When a song is created, a musician or song writer immediately has copyright in her work. The copyright need not be registered for that musician to be entitled to those rights. The copyright extends to the lyrics of a song as well as to the music which accompanies those lyrics. Copyright owners, whether this a particular musician or a publisher or recording company, has the right to control the distribution and copying of their work. As a result, it is usually illegal to reproduce or copy a song in any way without permission from the copyright holder.

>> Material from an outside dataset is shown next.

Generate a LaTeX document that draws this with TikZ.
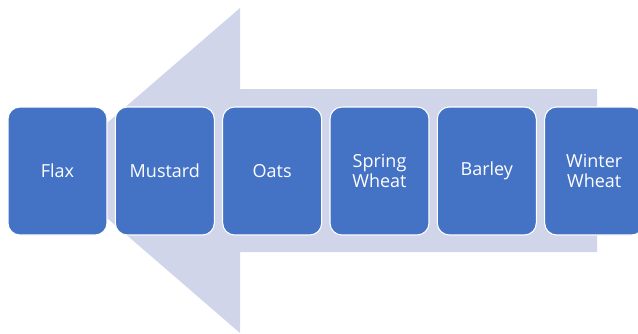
\documentclass[tikz,border=0pt]{standalone}
\usepackage{fontspec}
\setmainfont{Open Sans}
\usetikzlibrary{positioning}

\definecolor{cropblue}{HTML}{4472C4}
\definecolor{arrowgray}{HTML}{D0D5EA}

\tikzset{
    crop/.style={draw=white, line width=0.8pt, fill=cropblue, rounded corners=9pt,
        minimum width=74.25pt, minimum height=96pt, text=white, align=center,
        font=\fontsize{13.5}{14.5}\selectfont}
}

\begin{document}
\begin{tikzpicture}[x=0.75pt, y=-0.75pt, node distance=5.45pt]

            % Fix the frame to the picture size
            \useasboundingbox (0,0) rectangle (638,333);

            % Draw the big arrow pointing left behind the boxes
            \fill[arrowgray] (597,89) -- (240,89) -- (240,8) -- (52,170.5)
                -- (240,333) -- (240,252) -- (597,252) -- cycle;

            % Crop rotation, one box after another
            \node[crop] (flax) at (57.5,171) {Flax};
            \node[crop, right=of flax] (mustard) {Mustard};
            \node[crop, right=of mustard] (oats) {Oats};
            \node[crop, right=of oats] (spring) {Spring\\Wheat};
            \node[crop, right=of spring] (barley) {Barley};
            \node[crop, right=of barley] (winter) {Winter\\Wheat};
        \end{tikzpicture}
\end{document}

In Canada, there are of course exceptions. As set out in the Copyright Act, if a song is reproduced for research, private study, education, parody, satire, criticism or review, the reproduction may be considered fair dealing and be exempt from a copyright infringement. Covering a song in a live performance however would hardly fit into any of these categories.
Publically performing the work of another songwriter or recording a covered song for the purposes of sale obligates that musician to pay royalties to the copyright holder. An artist may request that royalties be paid by the venue where the musician is performing, the musician’s agent, or the musician herself. Artists are also able to register their work with a collective. This allows their collective to request payment on their behalf. Society of Composers, Authors and Music Publishers of Canada (or SOCAN), Canadian Musical Reproduction Rights Agency, and Connect Music Licensing are three such collectives in Canada.
Covering songs can be a fun and engaging part of a performance. But it is important to remember that the hard work that was put into creating those songs should be recognized and repaid in due.